Mais quelle drôle de journée pour nos amis du cirque. Eux qui étaient pourtant habitués de longue date à voyager aux grès des vents dans les quatre coins du Sekai. Toujours invités, jamais vraiment accueilli. Nos amis avaient pourtant trouvé pour le jour le plus froid de l’hiver, repos, nourriture et confort, dans un charmant petit village du plateau d’Arakura.

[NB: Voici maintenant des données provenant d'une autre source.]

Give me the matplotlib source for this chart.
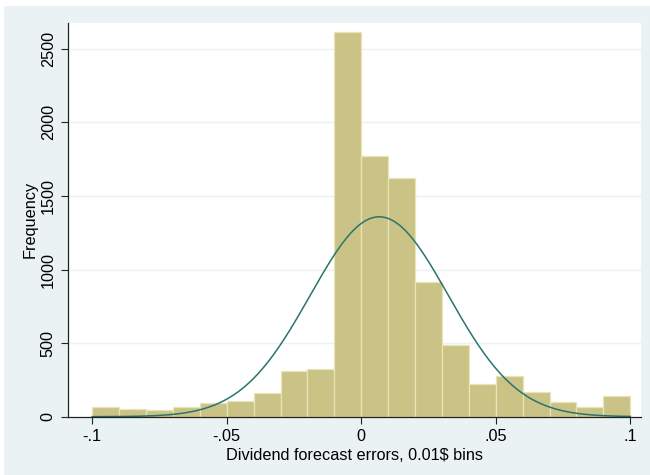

Charmant était un euphémisme pour qualifier une bourgade aussi féérique. Ses bains chauds, sa forêt luxuriante et ses chaumières illuminées, éblouissaient nos porteurs de rêves. Comment étaient-ils parvenus à obtenir pareil asile ? La réponse était des plus sommaires. Kangei, chef du lieu, n’était autre qu’un vieil ami de l’Augure Gëraruto. Shinobi émérite, il avait accompagné l’homme aux tatouages ésotériques dans bon nombre de missions, qu’ils avaient d’ailleurs et avec un plaisir non dissimulé, comté jusqu’à la dernière anecdote aux parterres de festivaliers. Les voilà d’ailleurs qui s’éternisaient sur un point de détail. Passeur de mémoire, ils devaient s’imaginer comme deux vieilles branches qui espéraient, tremblant au gré du vent, faire tomber un gland qui donnerait un nouvel arbre.

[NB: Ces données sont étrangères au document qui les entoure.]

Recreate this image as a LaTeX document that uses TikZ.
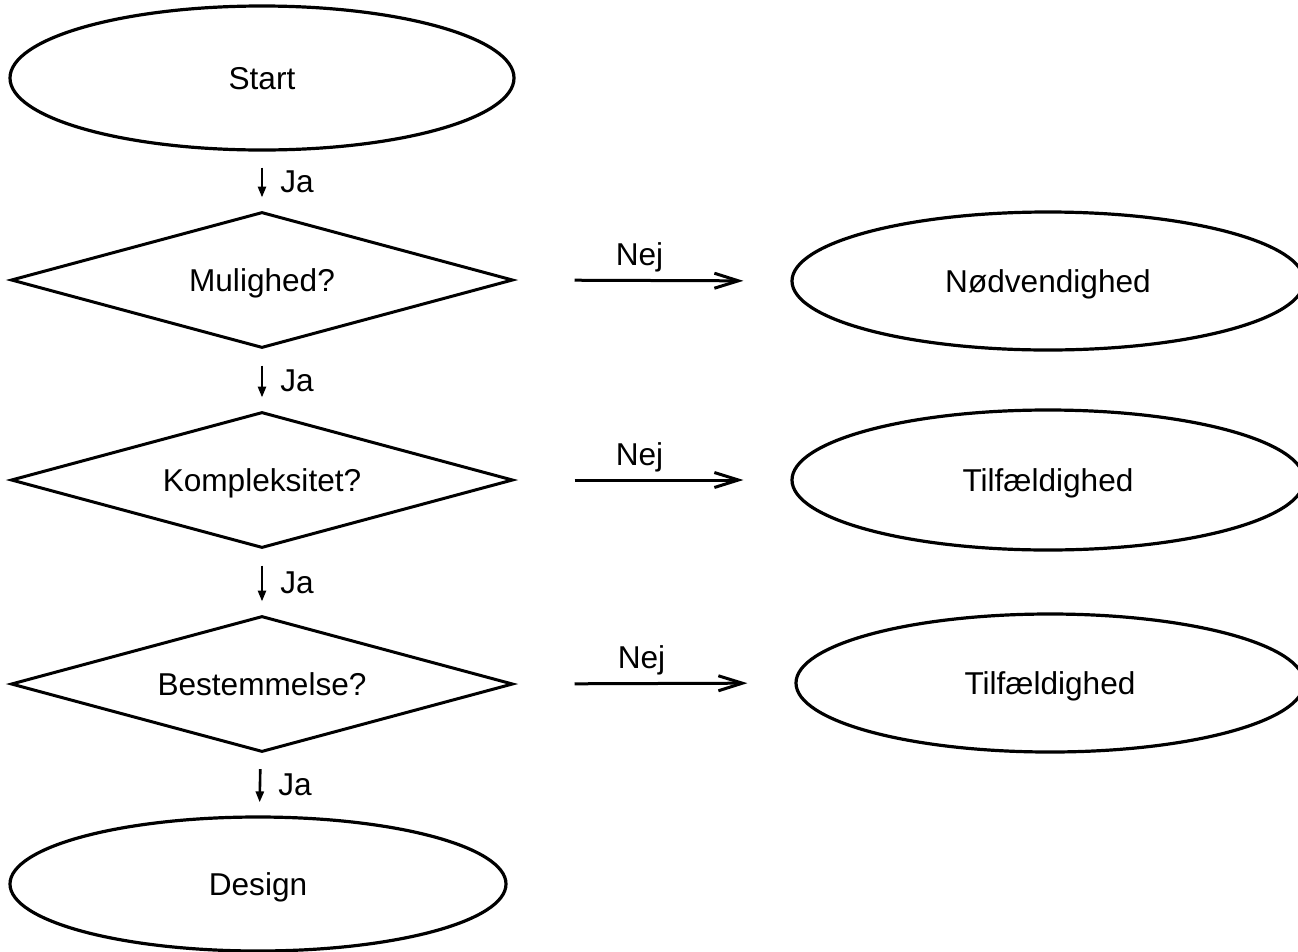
\documentclass[tikz,border=0pt]{standalone}
\usepackage{fontspec}
\setmainfont{Liberation Sans}
\usetikzlibrary{shapes.geometric,arrows.meta}
\begin{document}
\begin{tikzpicture}[x=1pt,y=-1pt,
  every node/.style={font=\fontsize{31.6}{37}\selectfont, text height=22.6pt, text depth=0pt},
  term/.style={draw, line width=3.2pt, ellipse, inner sep=0pt},
  decide/.style={draw, line width=3pt, diamond, aspect=3.7, inner sep=0pt, minimum width=502pt, minimum height=136pt},
  yes/.style={line width=2.6pt, -{Triangle[length=11pt,width=8pt]}, shorten <=16pt, shorten >=13pt},
  no/.style={line width=3pt, -{Straight Barb[length=24pt,width=15pt]}, shorten <=60pt, shorten >=47pt},
  lbl/.style={inner sep=0pt}]
\useasboundingbox (0,0) rectangle (1298,951);
\node[term, minimum width=504pt, minimum height=144pt] (start) at (262,78) {Start};
\node[decide] (mul) at (262,280) {Mulighed?};
\node[decide] (kom) at (262,480) {Kompleksitet?};
\node[decide] (best) at (262,684) {Bestemmelse?};
\node[term, minimum width=496pt, minimum height=134pt] (design) at (258,884) {Design};
\node[term, minimum width=512pt, minimum height=138pt] (nod) at (1048,281) {Nødvendighed};
\node[term, minimum width=512pt, minimum height=140pt] (til1) at (1048,480) {Tilfældighed};
\node[term, minimum width=508pt, minimum height=138pt] (til2) at (1050,683) {Tilfældighed};
\draw[yes] (start) -- node[lbl, midway, anchor=west, xshift=17pt] {Ja} (mul);
\draw[yes] (mul) -- node[lbl, midway, anchor=west, xshift=17pt] {Ja} (kom);
\draw[yes] (kom) -- node[lbl, midway, anchor=west, xshift=17pt] {Ja} (best);
\draw[yes] (best) -- node[lbl, midway, anchor=west, xshift=17pt] {Ja} (design);
\draw[no] (mul.east) -- node[lbl, midway, xshift=-13pt, yshift=26pt] {Nej} (nod.west);
\draw[no] (kom.east) -- node[lbl, midway, xshift=-13pt, yshift=26pt] {Nej} (til1.west);
\draw[no] (best.east) -- node[lbl, midway, xshift=-13pt, yshift=26pt] {Nej} (til2.west);
\end{tikzpicture}
\end{document}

Kangei se fit moqueur. Jugeant qu’un shinobi ne pouvait se décréter comme tel sans savoir marcher sur l’eau. Un peu honteux, mais rigolant de bons cœurs à la boutade visée, Gëraruto en accepta la sentence. La nuit tomba et se séparant pour retourner chacun dans leurs demeures, les membres du cirque, autour de la tablée, se rendirent compte de l’impensable. L’Augure était loin d’être le seul qui ne maitrisait pas cette technique pourtant sommaire ! Quelle honte pour le cirque ! Résolu, ils décidèrent conjointement qu’il fallait de toute urgence remédier à cette bévue.
Cœur d’or et détermination d’acier. L’enseignant fut tout désigné en la personne de Kangei. Aussi, aux premières lueurs du jour, danseurs, chanteurs et autres artistes se tenaient impatients devant la porte close du chef de village. Tout juste peut-il ouvrir la porte, qu’un poil pressant, Gëraruto présentait la demande.

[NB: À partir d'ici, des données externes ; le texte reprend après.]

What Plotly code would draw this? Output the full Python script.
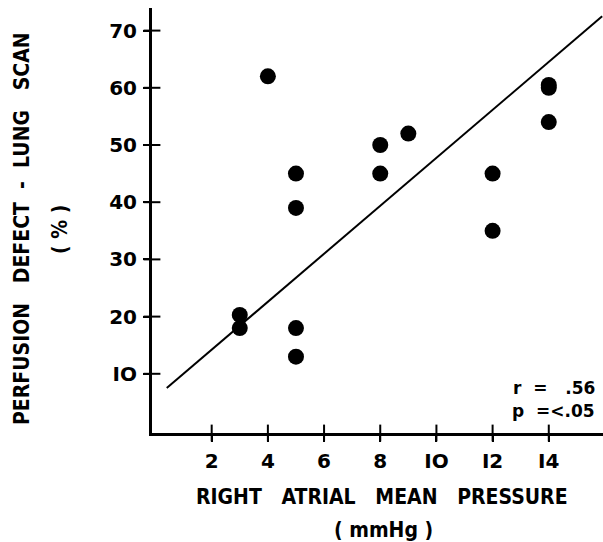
import plotly.graph_objects as go

# Data
pressure = [3, 3, 4, 5, 5, 5, 5, 8, 8, 9, 12, 12, 14, 14, 14]
defect = [20.3, 18, 62, 45, 39, 18, 13, 50, 45, 52, 45, 35, 60.5, 60, 54]

fit_x = [0.4, 15.9]
fit_y = [7.5, 72.5]

x_ticks = [2, 4, 6, 8, 10, 12, 14]
x_tick_labels = ["2", "4", "6", "8", "IO", "I2", "I4"]
y_ticks = [10, 20, 30, 40, 50, 60, 70]
y_tick_labels = ["IO", "20", "30", "40", "50", "60", "70"]

x_range = [-0.125, 15.93]
y_range = [-0.35, 73.95]

W, H = 603, 542
L, R, T, B = 152, 0, 8, 109
PW, PH = W - L - R, H - T - B

tick_font = dict(family="DejaVu Sans", size=20, color="black", weight="bold")
title_font = dict(family="DejaVu Sans Condensed", size=21, color="black", weight="bold")


def px(xp):
    return (xp - L) / PW


def py(yp):
    return (H - B - yp) / PH


fig = go.Figure()

fig.add_trace(go.Scatter(
    x=fit_x, y=fit_y, mode="lines",
    line=dict(color="black", width=2), showlegend=False, hoverinfo="skip"))

fig.add_trace(go.Scatter(
    x=pressure, y=defect, mode="markers",
    marker=dict(color="black", size=16, line=dict(width=0)), showlegend=False))

# tick marks crossing the axes
fig.add_trace(go.Scatter(
    x=x_ticks, y=[y_range[0]] * len(x_ticks), mode="markers", cliponaxis=False,
    marker=dict(symbol="line-ns", size=12, color="black", line=dict(color="black", width=2)),
    showlegend=False, hoverinfo="skip"))
fig.add_trace(go.Scatter(
    x=[x_range[0]] * len(y_ticks), y=y_ticks, mode="markers", cliponaxis=False,
    marker=dict(symbol="line-ew", size=12, color="black", line=dict(color="black", width=2)),
    showlegend=False, hoverinfo="skip"))

fig.update_layout(
    width=W, height=H,
    margin=dict(l=L, r=R, t=T, b=B),
    paper_bgcolor="white", plot_bgcolor="white",
    xaxis=dict(range=x_range, tickvals=x_ticks, ticktext=x_tick_labels,
               showgrid=False, zeroline=False, showline=True, linecolor="black", linewidth=3,
               ticks="outside", ticklen=6, tickwidth=2, tickcolor="black",
               tickfont=tick_font, ticklabelstandoff=2),
    yaxis=dict(range=y_range, tickvals=y_ticks, ticktext=y_tick_labels,
               showgrid=False, zeroline=False, showline=True, linecolor="black", linewidth=3,
               ticks="outside", ticklen=6, tickwidth=2, tickcolor="black",
               tickfont=tick_font, ticklabelstandoff=2),
)

nb = "\u00a0"
annotations = [
    dict(text=f"PERFUSION{nb*3}DEFECT{nb*2}-{nb*2}LUNG{nb*3}SCAN", x=px(22), y=py(229),
         textangle=-90, font=title_font),
    dict(text=f"({nb}%{nb})", x=px(60), y=py(230), textangle=-90, font=title_font),
    dict(text=f"RIGHT{nb*3}ATRIAL{nb*3}MEAN{nb*3}PRESSURE", x=px(382), y=py(497),
         font=title_font),
    dict(text=f"({nb}mmHg{nb})", x=px(383), y=py(530), font=title_font),
    dict(text=f"r{nb*2}={nb*3}.56", x=px(597), y=py(388), xanchor="right",
         font=dict(family="DejaVu Sans", size=17, color="black", weight="bold")),
    dict(text=f"p{nb*2}=<.05", x=px(597), y=py(411), xanchor="right",
         font=dict(family="DejaVu Sans", size=17, color="black", weight="bold")),
]
for a in annotations:
    a.update(xref="paper", yref="paper", showarrow=False)
    a.setdefault("xanchor", "center")
    a.setdefault("yanchor", "middle")
fig.update_layout(annotations=annotations)

fig.write_html("out.html")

"Alors comme ça vous ne maîtrisez pas les bases ? Bon… On peut commencer par la marche sur l’eau, je pense que c’est largement à votre portée, mais on pourrait aussi explorer deux, trois trucs. Je me sens d’humeur généreuse aujourd’hui ! Allez, rendez-vous aux bains d’ici quelques heures. Je dois encore terminer de me préparer !"
Une journée sous le signe du dépassement de soi s’annonçait donc.